Exercise material »
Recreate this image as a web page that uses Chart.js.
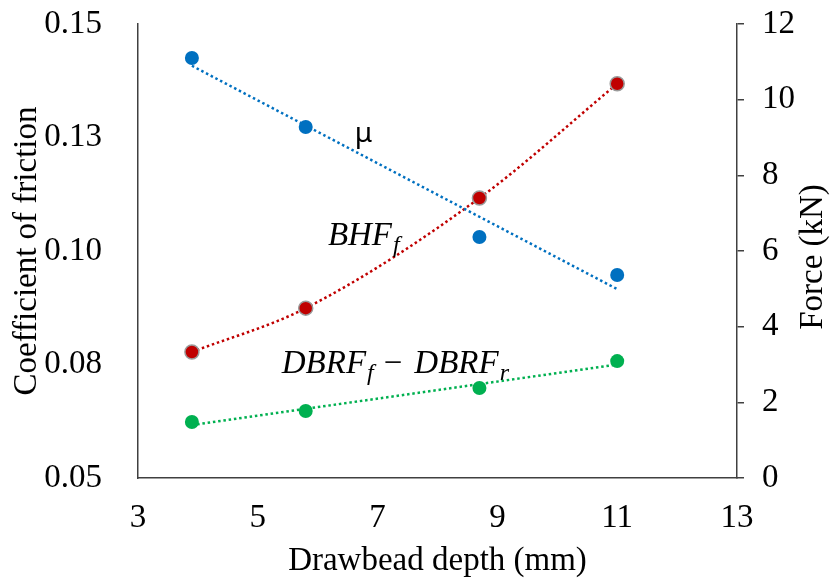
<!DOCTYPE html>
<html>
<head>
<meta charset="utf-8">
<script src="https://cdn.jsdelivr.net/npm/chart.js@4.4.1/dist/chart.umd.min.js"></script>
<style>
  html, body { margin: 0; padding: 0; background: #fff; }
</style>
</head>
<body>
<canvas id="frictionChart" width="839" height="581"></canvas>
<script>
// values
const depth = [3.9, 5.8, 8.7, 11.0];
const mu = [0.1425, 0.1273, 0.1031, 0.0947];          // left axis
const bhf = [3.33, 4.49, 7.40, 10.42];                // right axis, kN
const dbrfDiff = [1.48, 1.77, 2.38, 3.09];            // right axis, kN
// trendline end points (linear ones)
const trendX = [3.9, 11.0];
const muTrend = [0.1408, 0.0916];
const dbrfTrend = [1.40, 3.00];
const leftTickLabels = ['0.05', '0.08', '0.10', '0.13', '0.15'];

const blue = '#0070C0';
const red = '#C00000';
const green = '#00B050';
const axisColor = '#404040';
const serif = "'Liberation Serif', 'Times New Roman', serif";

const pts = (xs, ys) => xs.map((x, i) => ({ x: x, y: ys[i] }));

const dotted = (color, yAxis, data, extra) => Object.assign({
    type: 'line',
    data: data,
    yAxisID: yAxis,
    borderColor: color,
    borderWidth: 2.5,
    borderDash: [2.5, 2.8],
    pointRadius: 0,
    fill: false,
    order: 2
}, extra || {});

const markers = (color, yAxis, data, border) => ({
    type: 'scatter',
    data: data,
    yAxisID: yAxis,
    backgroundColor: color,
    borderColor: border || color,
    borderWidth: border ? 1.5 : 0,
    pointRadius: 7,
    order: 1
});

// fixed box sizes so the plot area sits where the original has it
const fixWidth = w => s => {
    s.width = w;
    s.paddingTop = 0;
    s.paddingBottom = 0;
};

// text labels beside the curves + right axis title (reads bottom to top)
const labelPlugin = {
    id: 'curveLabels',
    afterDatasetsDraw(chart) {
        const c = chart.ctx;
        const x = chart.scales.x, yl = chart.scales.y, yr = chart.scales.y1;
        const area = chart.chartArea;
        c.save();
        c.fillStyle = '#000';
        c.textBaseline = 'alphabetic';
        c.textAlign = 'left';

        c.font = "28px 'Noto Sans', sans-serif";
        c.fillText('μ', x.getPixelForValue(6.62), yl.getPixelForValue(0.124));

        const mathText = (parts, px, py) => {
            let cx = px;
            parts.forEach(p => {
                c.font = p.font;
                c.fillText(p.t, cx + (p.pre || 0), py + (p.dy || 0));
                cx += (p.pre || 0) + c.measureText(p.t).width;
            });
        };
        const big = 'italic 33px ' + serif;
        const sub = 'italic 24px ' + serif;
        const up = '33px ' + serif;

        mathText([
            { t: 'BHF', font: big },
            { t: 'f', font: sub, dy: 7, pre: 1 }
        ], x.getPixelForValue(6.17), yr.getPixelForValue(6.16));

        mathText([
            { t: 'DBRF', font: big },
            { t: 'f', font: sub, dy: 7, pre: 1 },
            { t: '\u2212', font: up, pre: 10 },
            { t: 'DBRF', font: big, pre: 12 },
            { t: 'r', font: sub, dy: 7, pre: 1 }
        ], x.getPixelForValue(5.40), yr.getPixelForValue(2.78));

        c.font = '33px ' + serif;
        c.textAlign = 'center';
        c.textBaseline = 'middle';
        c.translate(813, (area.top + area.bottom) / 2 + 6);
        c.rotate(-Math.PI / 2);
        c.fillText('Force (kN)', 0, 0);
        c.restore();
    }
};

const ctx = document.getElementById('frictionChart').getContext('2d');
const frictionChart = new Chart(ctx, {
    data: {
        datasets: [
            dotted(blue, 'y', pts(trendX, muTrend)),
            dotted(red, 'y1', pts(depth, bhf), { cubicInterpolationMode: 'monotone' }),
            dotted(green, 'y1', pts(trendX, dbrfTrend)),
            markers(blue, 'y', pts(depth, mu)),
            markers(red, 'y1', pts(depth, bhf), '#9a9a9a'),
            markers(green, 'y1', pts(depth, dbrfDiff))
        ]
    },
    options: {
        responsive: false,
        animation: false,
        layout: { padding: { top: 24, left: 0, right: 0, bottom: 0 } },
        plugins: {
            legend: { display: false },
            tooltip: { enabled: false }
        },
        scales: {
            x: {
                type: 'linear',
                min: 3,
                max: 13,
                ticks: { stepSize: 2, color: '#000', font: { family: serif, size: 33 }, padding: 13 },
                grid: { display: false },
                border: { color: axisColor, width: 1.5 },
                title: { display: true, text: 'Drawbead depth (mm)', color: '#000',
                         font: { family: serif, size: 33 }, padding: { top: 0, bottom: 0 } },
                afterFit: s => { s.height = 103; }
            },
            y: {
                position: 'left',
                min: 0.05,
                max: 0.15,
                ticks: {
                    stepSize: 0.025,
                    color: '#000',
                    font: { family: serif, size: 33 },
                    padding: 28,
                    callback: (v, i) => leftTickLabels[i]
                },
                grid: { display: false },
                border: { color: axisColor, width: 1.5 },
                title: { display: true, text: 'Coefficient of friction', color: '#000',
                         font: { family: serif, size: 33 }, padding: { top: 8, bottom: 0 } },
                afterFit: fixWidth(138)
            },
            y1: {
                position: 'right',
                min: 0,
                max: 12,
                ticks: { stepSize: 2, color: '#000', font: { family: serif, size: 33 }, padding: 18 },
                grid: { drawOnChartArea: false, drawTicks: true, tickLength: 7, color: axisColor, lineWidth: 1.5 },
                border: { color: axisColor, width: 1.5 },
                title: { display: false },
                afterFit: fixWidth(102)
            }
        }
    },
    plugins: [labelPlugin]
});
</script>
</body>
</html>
* * *
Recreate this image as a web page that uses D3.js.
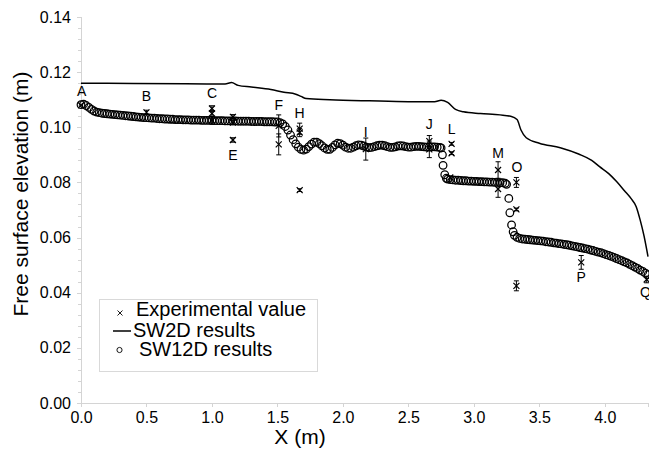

What you have to do »
Going back to the data above, write out everything from the line with "Recreate this image as a web page that uses Chart.js." down to the line with "Serif', 'Times New", both included, leaving every picture out.

Result of this exercise »
Recreate this image as a web page that uses Chart.js.
<!DOCTYPE html>
<html>
<head>
<meta charset="utf-8">
<script src="https://cdn.jsdelivr.net/npm/chart.js@4.4.1/dist/chart.umd.min.js"></script>
<style>
  html, body { margin: 0; padding: 0; background: #fff; }
</style>
</head>
<body>
<canvas id="frictionChart" width="839" height="581"></canvas>
<script>
// values
const depth = [3.9, 5.8, 8.7, 11.0];
const mu = [0.1425, 0.1273, 0.1031, 0.0947];          // left axis
const bhf = [3.33, 4.49, 7.40, 10.42];                // right axis, kN
const dbrfDiff = [1.48, 1.77, 2.38, 3.09];            // right axis, kN
// trendline end points (linear ones)
const trendX = [3.9, 11.0];
const muTrend = [0.1408, 0.0916];
const dbrfTrend = [1.40, 3.00];
const leftTickLabels = ['0.05', '0.08', '0.10', '0.13', '0.15'];

const blue = '#0070C0';
const red = '#C00000';
const green = '#00B050';
const axisColor = '#404040';
const serif = "'Liberation Serif', 'Times New Roman', serif";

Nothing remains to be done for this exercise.